27 October 2011 Literary Main Market Square – from the 2nd of November
From the 2nd of November, the Main Market Square will turn into a space filled with superb literature. In the bookshops around the Main Market Square you will find posters and leaflets with the programme of the Conrad Festival and some of the bookshops will prepare special windwo displays for the duration of the festival. Additionally, there will be plenty of attractions for the readers fond of personal meetings with writers. At 4 pm on the first day of the Festival (Wednesday, the 2nd of November), the Hetmańska bookshop (Rynek Główny 17) will host a meeting with Jacek Dehnel, and at 12 noon on Saturday, with Fleur Jaeggy and Roberto Calasso.

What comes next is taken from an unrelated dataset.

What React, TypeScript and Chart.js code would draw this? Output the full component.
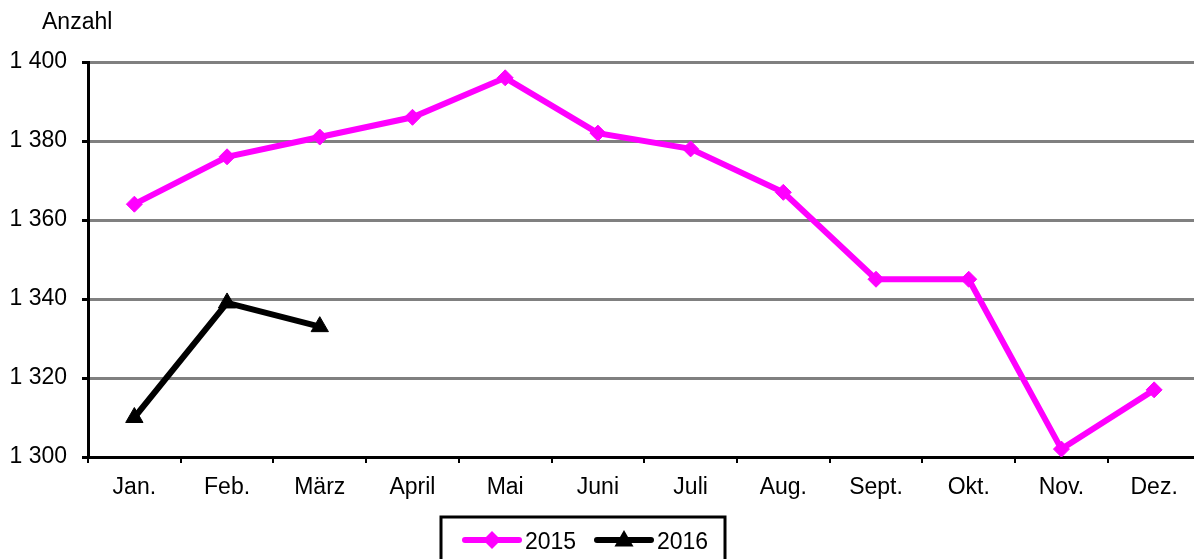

Also on Saturday (the 5th of November) at 1 pm at the Matrass bookshop (Rynek Główny 23), the readers will meet Maciej Zaremba.
Fleur Jaeggy is an eminent Italian writer born in Zurich, but living in Milan since 1968. It was in Milan that the author met Thomas Bernhard and Ingebor Bachmann, and also her husband, Roberto Calsso, a famous Italian essayist and publisher. Her book, I beati anni del castigo gained her the Premio Bagutta prize in 1989. Josip Brodski said about the book, “To read it takes about 4 hours – the memory of the book remains for a lifetime.” Read more.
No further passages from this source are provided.